The first task of this project is performed by RISC-Linz under the supervision of Dr. Schreiner with the help of a Ph.D. student (Gabor Kusper); the second and the third part are performed by MTZ-SZTAKI under the supervision of Prof. Kacsuk and by GUP-Linz under the supervision of Prof. Volkert for their respective tools. Consequently, a tight collaboration and information exchange is required.

In every year of the project,

  1. Dr. Schreiner will spend two visits of 5 days each at MTA-SZTAKI in Budapest,
  2. Prof. Volkert and Dieter Kranzlmüller will spend one visit of 5 days each at MTA-SZTAKI in Budapest,
  3. the Ph.D. student Gabor Kusper will spend one month at MTA-SZTAKI,
  4. Prof. Kacsuk will spend 1 visit of five days at the Johannes Kepler University in Linz.
  5. Prof. Kacsuk's colleagues, Jozsef Kovacs, Robert Lovas, Norbert Podhorszki, and Daniel Drotos, will spend between 12 days and 1 month in Linz (during both years together).

The main results of the project are the two enhanced debugger tools providing a novel testing and debugging technology for developers of parallel and distributed programs.
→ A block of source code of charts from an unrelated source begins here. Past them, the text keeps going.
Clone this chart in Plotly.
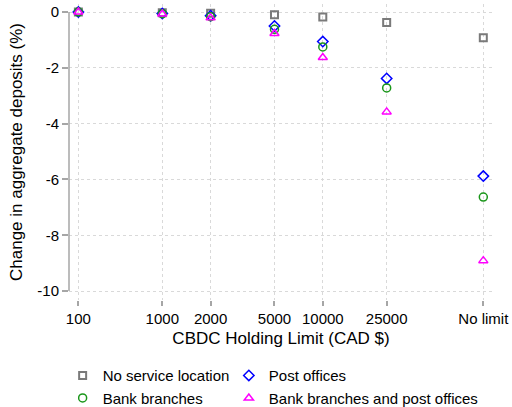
import math
import plotly.graph_objects as go

# CBDC holding limits (tick labels) and where each sits on the log axis
limit_labels = ["100", "1000", "2000", "5000", "10000", "25000", "No limit"]
limit_pos = [300, 1000, 2000, 5000, 10000, 25000, 100000]

# Change in aggregate deposits (%) by service-location scenario
no_service = [0.0, -0.03, -0.04, -0.10, -0.18, -0.38, -0.92]
post_offices = [0.0, -0.05, -0.13, -0.50, -1.06, -2.38, -5.88]
bank_branches = [0.0, -0.06, -0.17, -0.62, -1.25, -2.72, -6.63]
branches_and_post = [0.0, -0.07, -0.21, -0.77, -1.63, -3.58, -8.91]

y_ticks = [0, -2, -4, -6, -8, -10]

FONT = "Liberation Sans, Arial, sans-serif"
AXIS_GREY = "#a6a6a6"
GRID = "#d9d9d9"

# name, values, symbol, colour, size, line width, legend column
series = [
    ("No service location", no_service, "square-open", "#7a7a7a", 7, 2.0, "legend"),
    ("Post offices", post_offices, "diamond-open", "#0000ff", 8, 1.5, "legend2"),
    ("Bank branches", bank_branches, "circle-open", "#1a961a", 8, 1.5, "legend"),
    ("Bank branches and post offices", branches_and_post, "triangle-up-open", "#ff00ff", 8, 1.5, "legend2"),
]

fig = go.Figure()
for name, vals, sym, col, size, lw, leg in series:
    fig.add_trace(go.Scatter(
        x=limit_pos, y=vals, mode="markers", name=name, legend=leg,
        marker=dict(symbol=sym, color=col, size=size, line=dict(color=col, width=lw)),
        cliponaxis=False,
    ))

# Axis lines span only the tick range
fig.add_shape(type="line", xref="paper", yref="y", x0=0, x1=0,
              y0=min(y_ticks), y1=max(y_ticks), line=dict(color=AXIS_GREY, width=1.5))
fig.add_shape(type="line", xref="x", yref="paper",
              x0=math.log10(limit_pos[0]), x1=math.log10(limit_pos[-1]), y0=0, y1=0,
              line=dict(color=AXIS_GREY, width=1.5))

fig.update_xaxes(
    type="log", range=[2.4187, 5.0604],
    tickvals=limit_pos, ticktext=limit_labels,
    ticks="outside", ticklen=5, tickcolor=AXIS_GREY, tickwidth=1.5,
    showline=False, zeroline=False,
    showgrid=True, gridcolor=GRID, griddash="dot", gridwidth=1,
    tickfont=dict(size=15, color="#000000", family=FONT),
    title=dict(text="CBDC Holding Limit (CAD $)", font=dict(size=17, color="#000000", family=FONT), standoff=6),
    automargin=False,
)
fig.update_yaxes(
    range=[-10.32, 0.287],
    tickvals=y_ticks, ticktext=[str(v) for v in y_ticks],
    ticks="outside", ticklen=6, tickcolor=AXIS_GREY, tickwidth=1.5,
    showline=False, zeroline=False,
    showgrid=True, gridcolor=GRID, griddash="dot", gridwidth=1,
    tickfont=dict(size=15, color="#000000", family=FONT),
    title=dict(text="Change in aggregate deposits (%)", font=dict(size=17, color="#000000", family=FONT), standoff=10),
    automargin=False,
)

legend_style = dict(
    orientation="v", yanchor="top", y=-0.2, xanchor="left",
    font=dict(size=15, family=FONT), itemsizing="trace",
    tracegroupgap=0, bgcolor="rgba(0,0,0,0)",
)
fig.update_layout(
    width=512, height=407,
    margin=dict(l=69, r=19, t=4, b=107, autoexpand=False),
    paper_bgcolor="#ffffff", plot_bgcolor="#ffffff",
    font=dict(family=FONT, size=15, color="#000000"),
    legend=dict(x=-0.015, **legend_style),
    legend2=dict(x=0.377, **legend_style),
)

fig.write_html("out.html")
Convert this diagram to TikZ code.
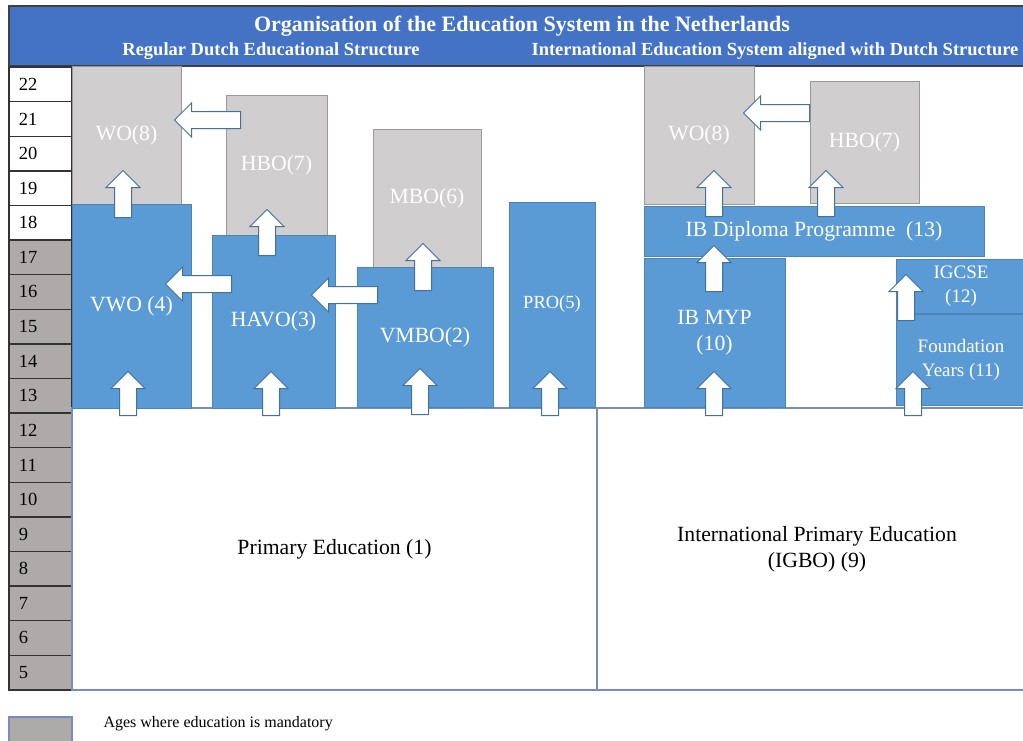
\documentclass[tikz,border=0pt]{standalone}
\usepackage{fontspec}
\setmainfont{Liberation Serif}
\usepackage{xcolor}
\usepackage{tikz}
\usetikzlibrary{shapes.arrows}
\definecolor{Head-Blue}{RGB}{ 68,114,196}
\definecolor{Box-Blue}{RGB}{ 91,155,213}
\definecolor{Box-Gray}{RGB}{208,206,206}
\definecolor{Age-Gray}{RGB}{174,170,170}
\definecolor{Arrow-Line}{RGB}{ 65,113,156}
\definecolor{Frame-Blue}{RGB}{118,140,190}
\tikzstyle{b}=[rectangle,inner sep=0pt,align=center,text=white,font=\fontsize{21.7}{26}\selectfont]
\tikzstyle{b-blue}=[b,fill=Box-Blue,draw=Box-Blue!85!black,line width=0.8pt]
\tikzstyle{b-gray}=[b,fill=Box-Gray,draw=black!40,line width=0.8pt]
\tikzstyle{stage}=[b,fill=white,draw=Frame-Blue,line width=1.3pt,text=black]
\tikzstyle{age}=[rectangle,draw=black!80,line width=1.4pt,minimum height=34.6pt,text width=43pt,inner xsep=10pt,inner ysep=0pt,align=left,font=\fontsize{18.5}{22}\selectfont]
\tikzstyle{age-free}=[age,fill=white]
\tikzstyle{age-due}=[age,fill=Age-Gray]
\tikzstyle{a}=[single arrow,draw=Arrow-Line,fill=white,line width=1pt,inner sep=8pt,single arrow head extend=8.5pt,anchor=tail]
\tikzstyle{a-up}=[a,rotate=90]
\tikzstyle{a-left}=[a,rotate=180]

\begin{document}
\begin{tikzpicture}[x=1pt,y=-1pt]
\useasboundingbox (0,0) rectangle (1023,740);

% Header
\node[rectangle,fill=Head-Blue,draw=black!75,line width=1.3pt,minimum width=1030pt,minimum height=60pt] (header) at (524,36) {};
\node[text=white,font=\bfseries\fontsize{22}{26}\selectfont] (title) at (522,26) {Organisation of the Education System in the Netherlands};
\node[text=white,font=\bfseries\fontsize{18.5}{22}\selectfont] (dutch) at (271,51) {Regular Dutch Educational Structure};
\node[text=white,font=\bfseries\fontsize{18.5}{22}\selectfont] (intl)  at (775,51) {International Education System aligned with Dutch Structure};

% Ages
\node[age-free] (age22) at (40.5, 84.3) {22};
\node[age-free] (age21) at (40.5,118.9) {21};
\node[age-free] (age20) at (40.5,153.5) {20};
\node[age-free] (age19) at (40.5,188.1) {19};
\node[age-free] (age18) at (40.5,222.7) {18};
\node[age-due]  (age17) at (40.5,257.3) {17};
\node[age-due]  (age16) at (40.5,291.9) {16};
\node[age-due]  (age15) at (40.5,326.5) {15};
\node[age-due]  (age14) at (40.5,361.1) {14};
\node[age-due]  (age13) at (40.5,395.7) {13};
\node[age-due]  (age12) at (40.5,430.3) {12};
\node[age-due]  (age11) at (40.5,464.9) {11};
\node[age-due]  (age10) at (40.5,499.5) {10};
\node[age-due]  (age9)  at (40.5,534.1) {9};
\node[age-due]  (age8)  at (40.5,568.7) {8};
\node[age-due]  (age7)  at (40.5,603.3) {7};
\node[age-due]  (age6)  at (40.5,637.9) {6};
\node[age-due]  (age5)  at (40.5,672.5) {5};

% Primary
\node[stage,minimum width=525pt,minimum height=282pt] (primary)      at (334.5,549) {Primary Education (1)};
\node[stage,minimum width=440pt,minimum height=282pt] (intl primary) at (817,549)   {International Primary Education\\(IGBO) (9)};

% Dutch structure
\node[b-gray,minimum width=109pt,minimum height=138pt] (wo)   at (126.5,135) {WO(8)};
\node[b-gray,minimum width=101pt,minimum height=140pt] (hbo)  at (276.5,165) {HBO(7)};
\node[b-gray,minimum width=108pt,minimum height=138pt] (mbo)  at (427,198)   {MBO(6)};
\node[b-blue,minimum width=119pt,minimum height=204pt] (vwo)  at (131.5,306) {VWO (4)};
\node[b-blue,minimum width=123pt,minimum height=173pt] (havo) at (273.5,321.5) {HAVO(3)};
\node[b-blue,minimum width=136pt,minimum height=140pt] (vmbo) at (425,337)   {VMBO(2)};
\node[b-blue,minimum width=86pt,minimum height=205pt,font=\fontsize{18.5}{22}\selectfont] (pro) at (552,304.5) {PRO(5)};

% International structure
\node[b-gray,minimum width=110pt,minimum height=138pt] (ib wo)  at (699,135)   {WO(8)};
\node[b-gray,minimum width=109pt,minimum height=122pt] (ib hbo) at (864.5,142) {HBO(7)};
\node[b-blue,minimum width=340pt,minimum height=50pt]  (ibdp)   at (814,231)   {IB Diploma Programme\ \ (13)};
\node[b-blue,minimum width=141pt,minimum height=149pt] (myp)    at (714.5,333) {IB MYP\\(10)};
\node[b-blue,minimum width=130pt,minimum height=54pt,font=\fontsize{19}{24}\selectfont]  (igcse)      at (961,286)   {IGCSE\\(12)};
\node[b-blue,minimum width=130pt,minimum height=91pt,font=\fontsize{19}{24}\selectfont]  (foundation) at (961,359.5) {Foundation\\Years (11)};

% Arrows
\node[a-up,minimum height=47pt] (vwo to wo)     at (123,218) {};
\node[a-up,minimum height=44pt] (to vwo)        at (128,416) {};
\node[a-up,minimum height=46pt] (havo to hbo)   at (267,256) {};
\node[a-up,minimum height=44pt] (to havo)       at (271,416) {};
\node[a-up,minimum height=47pt] (vmbo to mbo)   at (423,291) {};
\node[a-up,minimum height=46pt] (to vmbo)       at (420,415) {};
\node[a-up,minimum height=44pt] (to pro)        at (550,416) {};
\node[a-up,minimum height=44pt] (to myp)        at (714,416) {};
\node[a-up,minimum height=46pt] (myp to ibdp)   at (714,292) {};
\node[a-up,minimum height=46pt] (ibdp to wo)    at (714,217) {};
\node[a-up,minimum height=46pt] (ibdp to hbo)   at (826,217) {};
\node[a-up,minimum height=44pt] (to foundation) at (913,416) {};
\node[a-up,minimum height=46pt] (to igcse)      at (906,321) {};
\node[a-left,minimum height=66pt] (hbo to wo)       at (241,120) {};
\node[a-left,minimum height=66pt] (havo to vwo)     at (232,284) {};
\node[a-left,minimum height=66pt] (vmbo to havo)    at (378,295) {};
\node[a-left,minimum height=66pt] (ib hbo to ib wo) at (810,113) {};

% Legend
\node[rectangle,fill=Age-Gray,draw=Frame-Blue,line width=1.3pt,minimum width=63pt,minimum height=28pt] (legend) at (40.5,731) {};
\node[anchor=west,font=\fontsize{16}{19}\selectfont] (legend text) at (100,724) {Ages where education is mandatory};

\end{tikzpicture}
\end{document}
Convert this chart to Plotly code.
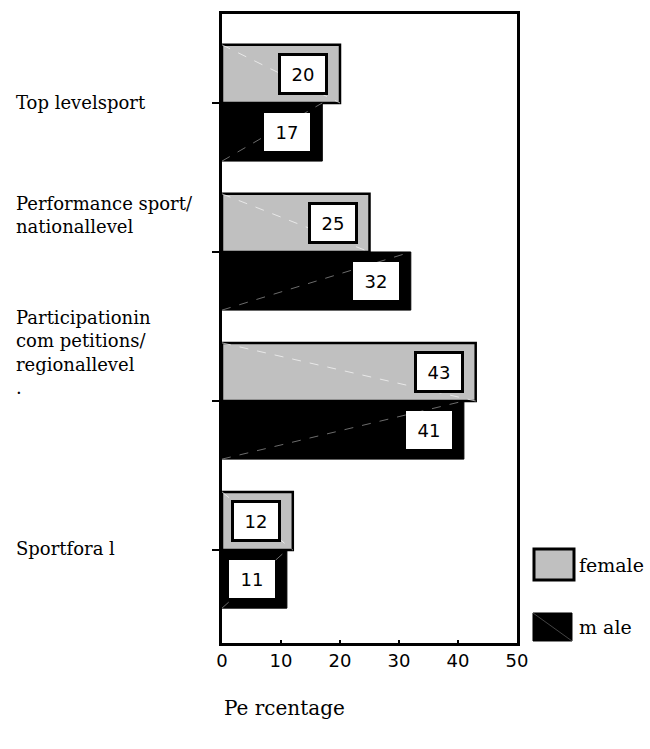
import plotly.graph_objects as go

# Level of sport practised, share of respondents by gender (%)
categories = ["Top levelsport", "Performance sport/<br>nationallevel",
              "Participationin<br>com petitions/<br>regionallevel<br>.",
              "Sportfora l"]
keys = ["top", "perf", "part", "all"]
female = [20, 25, 43, 12]
male = [17, 32, 41, 11]
x_ticks = [0, 10, 20, 30, 40, 50]

LABEL_FONT = "DejaVu Serif"
TICK_FONT = "DejaVu Sans"
BAR_W = 0.39
HALF = BAR_W / 2

fig = go.Figure()
fig.add_trace(go.Bar(
    y=keys, x=female, orientation="h", name="female",
    marker=dict(color="#c0c0c0", line=dict(color="black", width=2.5)),
    width=BAR_W, offset=-BAR_W, showlegend=False,
))
fig.add_trace(go.Bar(
    y=keys, x=male, orientation="h", name="male",
    marker=dict(color="black", line=dict(color="black", width=1)),
    width=BAR_W, offset=0, showlegend=False,
))

shapes = []
annotations = []
for i, (f, m) in enumerate(zip(female, male)):
    # faint diagonals across each bar
    shapes.append(dict(type="line", xref="x", yref="y", x0=0, x1=f,
                       y0=i - BAR_W, y1=i,
                       line=dict(color="rgba(255,255,255,0.8)", width=0.8, dash="dash")))
    shapes.append(dict(type="line", xref="x", yref="y", x0=0, x1=m,
                       y0=i + BAR_W, y1=i,
                       line=dict(color="rgba(170,170,170,0.8)", width=0.8, dash="dash")))
    # value boxes near the bar ends
    annotations.append(dict(
        x=f, y=i - HALF, xref="x", yref="y", xanchor="right", yanchor="middle",
        xshift=-12, text=str(f), showarrow=False,
        font=dict(family=TICK_FONT, size=18, color="black"),
        bgcolor="white", bordercolor="black", borderwidth=3, borderpad=1,
        width=42, height=34,
    ))
    annotations.append(dict(
        x=m, y=i + HALF, xref="x", yref="y", xanchor="right", yanchor="middle",
        xshift=-12, text=str(m), showarrow=False,
        font=dict(family=TICK_FONT, size=18, color="black"),
        bgcolor="white", borderwidth=0, borderpad=1,
        width=44, height=36,
    ))

# category labels, left aligned at the page edge
label_lift = [0, 37, 49, 2]
for i, (txt, lift) in enumerate(zip(categories, label_lift)):
    annotations.append(dict(
        x=-0.705, y=i, xref="paper", yref="y", xanchor="left", yanchor="middle",
        yshift=lift, text=txt, align="left", showarrow=False,
        font=dict(family=LABEL_FONT, size=18, color="black"),
    ))

# legend swatches and texts
shapes.append(dict(type="rect", xref="paper", yref="paper",
                   x0=1.0576, x1=1.1932, y0=0.1002, y1=0.1494,
                   fillcolor="#c0c0c0", line=dict(color="black", width=3)))
shapes.append(dict(type="rect", xref="paper", yref="paper",
                   x0=1.0542, x1=1.1864, y0=0.0032, y1=0.0477,
                   fillcolor="black", line=dict(color="black", width=1)))
shapes.append(dict(type="line", xref="paper", yref="paper",
                   x0=1.0542, x1=1.1864, y0=0.0477, y1=0.0032,
                   line=dict(color="#555555", width=0.8)))
annotations.append(dict(x=1.2034, y=0.124, xref="paper", yref="paper",
                        xanchor="left", yanchor="middle", text="female", showarrow=False,
                        font=dict(family=LABEL_FONT, size=19, color="black")))
annotations.append(dict(x=1.2034, y=0.0254, xref="paper", yref="paper",
                        xanchor="left", yanchor="middle", text="m ale", showarrow=False,
                        font=dict(family=LABEL_FONT, size=19, color="black")))

# axis title
annotations.append(dict(x=0.0, y=-0.1033, xref="paper", yref="paper",
                        xanchor="left", yanchor="middle", text="Pe rcentage", showarrow=False,
                        font=dict(family=LABEL_FONT, size=20, color="black")))

fig.update_layout(
    width=650, height=749,
    margin=dict(l=222, r=133, t=14, b=106),
    paper_bgcolor="white", plot_bgcolor="white",
    barmode="overlay",
    shapes=shapes, annotations=annotations,
    xaxis=dict(range=[0, 50], tickvals=x_ticks, ticks="inside", ticklen=3,
               tickwidth=2, tickcolor="black", showgrid=False, zeroline=False,
               showline=True, linecolor="black", linewidth=2.5, mirror=True,
               tickfont=dict(family=TICK_FONT, size=18, color="black")),
    yaxis=dict(type="category", categoryarray=keys, range=[3.624, -0.597],
               showticklabels=False, ticks="outside", ticklen=7, tickwidth=2,
               tickcolor="black", showgrid=False, zeroline=False,
               showline=True, linecolor="black", linewidth=2.5, mirror=True),
)

fig.write_html("out.html")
P-GRADE and MAD are applied in several international universities and research institutions and thus, its novel development and testing techniques can spread quickly among the new generation of software developers.

We expect to jointly publish a number of refereed publications at scientific conferences and in journals, as well as technical reports describing our experiences during this project.

In addition, we will stimulate further integration of this research project with the teaching at each participating institution, and we will foster future cooperation with a series of seminars. It will also be considered to integrate invited lectures of MTA-SZTAKI in the project-oriented subjects included in the Computer Science curriculum at Johannes Kepler University Linz.

As another perspective of this project, we will organize and prepare a proposal for a successor project submitted to national or international funding organizations (FWF, European Union, ...).